If it doesn't count for Christ, it doesn't count.

Thursday, April 12, 2012

Old School

"But, you know I love you! Yes,I love you! Whoooaaa, I lo-o-o-ve you!"

She is standing there alone in the hall . . . the prettiest girl in school . . . that day . . .  looking at me as I'm singing this song to her. The problem is, for some reason, I'm standing just outside the door. I'm singing to her. And, try as I might, I cannot stop the big heavy white door from closing. I'm straining on the door, singing the song, growing more and more desperate by the note because, at last, I have her full attention and this is my big chance. She's gonna start singing back to me. I just know it! But, I cannot hold the door open . . . and it shuts . . . and I can't pry it back open. And my chance, the one I have waited for, for at least two years, is gone with the closing of that door.

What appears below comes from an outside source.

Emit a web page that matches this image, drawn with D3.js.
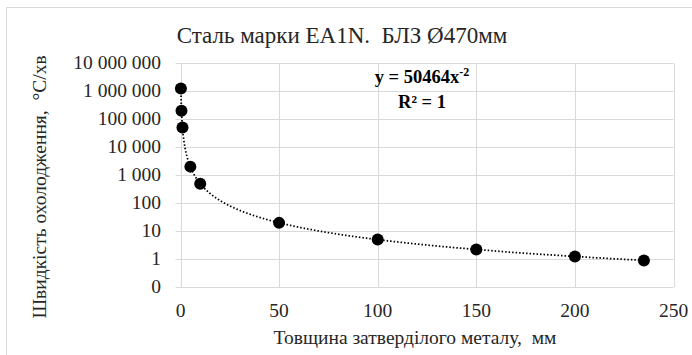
<!DOCTYPE html>
<html><head><meta charset="utf-8">
<script src="https://cdn.jsdelivr.net/npm/d3@7"></script>
</head>
<body style="margin:0;background:#fff"><svg id="c" width="692" height="355"></svg>
<script>
const thickness = [0.2, 0.5, 1, 5, 10, 50, 100, 150, 200, 235];
const rate = [1261600, 201856, 50464, 2040, 500, 20, 5.05, 2.24, 1.26, 0.91];
const xTicks = [0, 50, 100, 150, 200, 250];
const yTicks = [0.1, 1, 10, 100, 1000, 10000, 100000, 1000000, 10000000];
const yTickLabels = ["0", "1", "10", "100", "1 000", "10 000", "100 000", "1 000 000", "10 000 000"];
const trendCoef = [50464, -2];
const title = "Сталь марки EA1N.  БЛЗ Ø470мм";
const xTitle = "Товщина затверділого металу,  мм";
const yTitle = "Швидкість охолодження,  °С/хв";

const svg = d3.select("#c");
const FF = '"Liberation Serif", "Times New Roman", serif';
const m = {l:180.5, r:673.5, t:63.3, b:287.3};
const x = d3.scaleLinear().domain([0,250]).range([m.l, m.r]);
const y = d3.scaleLog().domain([0.1, 1e7]).range([m.b, m.t]);

svg.append("rect").attr("x",6.5).attr("y",7.5).attr("width",700).attr("height",400)
  .attr("fill","none").attr("stroke","#d9d9d9");

svg.append("g").selectAll("line").data(yTicks).join("line")
  .attr("x1", m.l-5).attr("x2", m.r).attr("y1", d=>Math.round(y(d))+0.5).attr("y2", d=>Math.round(y(d))+0.5)
  .attr("stroke","#d9d9d9");
svg.append("g").selectAll("line").data(xTicks).join("line")
  .attr("x1", d=>Math.round(x(d))+0.5).attr("x2", d=>Math.round(x(d))+0.5).attr("y1", m.t).attr("y2", m.b)
  .attr("stroke","#d9d9d9");

svg.append("g").selectAll("text").data(yTicks).join("text")
  .style("font-family", FF).attr("fill","#262626")
  .attr("x", 161).attr("y", d=>y(d)+5.5).attr("text-anchor","end")
  .attr("font-size", 19.5).text((d,i)=>yTickLabels[i]);
svg.append("g").selectAll("text").data(xTicks).join("text")
  .style("font-family", FF).attr("fill","#262626")
  .attr("x", d=>x(d)).attr("y", 317).attr("text-anchor","middle")
  .attr("font-size", 19.5).text(d=>d);

const tx = d3.range(thickness[0], thickness[thickness.length-1]+0.001, 0.1);
const line = d3.line().x(d=>x(d)).y(d=>y(trendCoef[0]*Math.pow(d, trendCoef[1])));
svg.append("path").datum(tx).attr("d", line).attr("fill","none")
  .attr("stroke","#000").attr("stroke-width",1.75).attr("stroke-dasharray","1.5,2");

svg.append("g").selectAll("circle").data(thickness).join("circle")
  .attr("cx", d=>x(d)).attr("cy", (d,i)=>y(rate[i])).attr("r", 6).attr("fill","#000");

svg.append("text").style("font-family", FF).attr("fill","#262626")
  .attr("x", 342).attr("y", 43).attr("text-anchor","middle")
  .attr("font-size", 23).style("white-space","pre").text(title);
svg.append("text").style("font-family", FF).attr("fill","#262626")
  .attr("x", 415).attr("y", 344).attr("text-anchor","middle")
  .attr("font-size", 19.5).style("white-space","pre").text(xTitle);
svg.append("text").style("font-family", FF).attr("fill","#262626")
  .attr("transform","translate(46,187) rotate(-90)").attr("text-anchor","middle")
  .attr("font-size", 19.5).style("white-space","pre").text(yTitle);

const eq = svg.append("text").style("font-family", FF).attr("x", 422).attr("y", 83).attr("text-anchor","middle")
  .attr("font-size", 18.5).attr("font-weight","bold").attr("fill","#000");
eq.append("tspan").text("y = 50464x");
eq.append("tspan").attr("dy",-7).attr("font-size",12).text("-2");
svg.append("text").style("font-family", FF).attr("x", 422).attr("y", 108).attr("text-anchor","middle")
  .attr("font-size", 18.5).attr("font-weight","bold").attr("fill","#000").text("R² = 1");
</script></body></html>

"Whoooaaa, I lo-o-o-ve you . . ."

I wake up and the First Edition is singing the final refrains of their hit song on the am radio beside my bed. I do no better with girls in my dreams than in real life. It seems that one would be less disappointing than the other. I'm only in the 7th or 8th grade and there is a multitude of disappointing hours ahead of me - awake and asleep. To this day, I can't hear the song without thinking of the dream or the girl or the door or the school building it was attached to. 

This is only one of several dreams I remember that took place on the grounds of Bentonia High School, or Bentonia Attendance Center, or Anding, whichever some of you might remember. There was one nightmare where a robot I had read about in a Superman comic book was chasing me all over the campus. There were a few where I had been left there by myself at night for some reason.

I last went to school at Bentonia in the 9th grade, 1969, but, it still stands out as "where I went to school". My two years at Benton, and the relationships I cherish from there, mean a lot to me as well, and as much as I would enjoy a reunion with my Benton Academy classmates, I would enjoy a reunion with my Bentonia school mates, many of whom are one and the same.

For all those years, coming home, I usually "come in" on Hwy 49 to Little Yazoo, and start back on 433 through Bentonia. Always, on the way "in", I have looked at the old school, vacant for many years, and tried for a memory or a feeling that would take me back there for just a moment. Well, I'm not sure that's gonna to happen anymore. Driving by the old school on my way up home on Easter Sunday, I see that the old school is not there anymore. It was just a smoldering pile of rubble. All that is left standing is the gym - of course. To be sure, it has been a sad sight for a good while now. The roof was caving in. Had it not been torn down, it would have fallen down sooner or later. Still, it is kind of a sad thing. Will the memories go the way of the buildings? Probably not. It's just that those old buildings put something solid to the memories. They helped us pass those memories on to our children.

"That's where my old school used to be" doesn't paint quite the same picture when the "used to be" is just a vacant lot. It's more like something we just made up when the tangible evidence that it did once exist is gone. The plays, the recitals, Friday "chapel", the magic shows, the movies about Jesus . . . the building is now just like them. It's a memory. No less a part of us who were there, it will play no part in the lives of the next generation that drives by. They have their own memories to make anyway. It's too bad, though, that "they" don't get to remember some of the same stuff "we" do!

It would have been nice, though, to take a tour. I would like to have seen how different it all looked to an adult. And maybe some of those smells lingered. Smell is such a great memory jogger. (- Sidebar -) We were in Bath and Body Works a week or so ago. I don't know what I looked like, but, I could not stop picking up the scented candles and smelling them. I kept expecting to get arrested, or invited to leave. It was like a drug or something. So many of them took me to the edge of a memory. I couldn't quite get it. It was frustrating. I would breathe deep the various scents, and feel for a brief moment as if I were being transported back to a certain time and place in my past, but I never quite got there! (Back to Bentonia -) If only I could have stood in that hall, or the auditorium, or the gym, or the library/study hall, there is no telling where one good whiff could have taken me. But now, the smells, if they were there at all, are not even part of the rubble. They have been released into the air and are beyond our reach.

Who knows, though? Maybe some day one of us will pick up a candle, take a whiff, and be instantly, if only briefly, carried back to those days in the rooms and hallways at Bentonia. And maybe, for a bonus, Kenny Rogers and the First Edition will be heard through the static of an am radio singing the kind of song dreams area made of.

I was just thinkin', had I known the school was going to be demolished anyway, I might have made a special trip up there just so I could tear that door right off the hinges. . . singing all the while!

And lest we remain too closely bound to the things of this world, past, present, or future, here is something well worth remembering:

Psalm 102:25-26 (NIV)  In the beginning you laid the foundations of the earth, and the heavens are the work of your hands. They will perish, but you remain; they will all wear out like a garment. Like clothing you will change them and they will be discarded.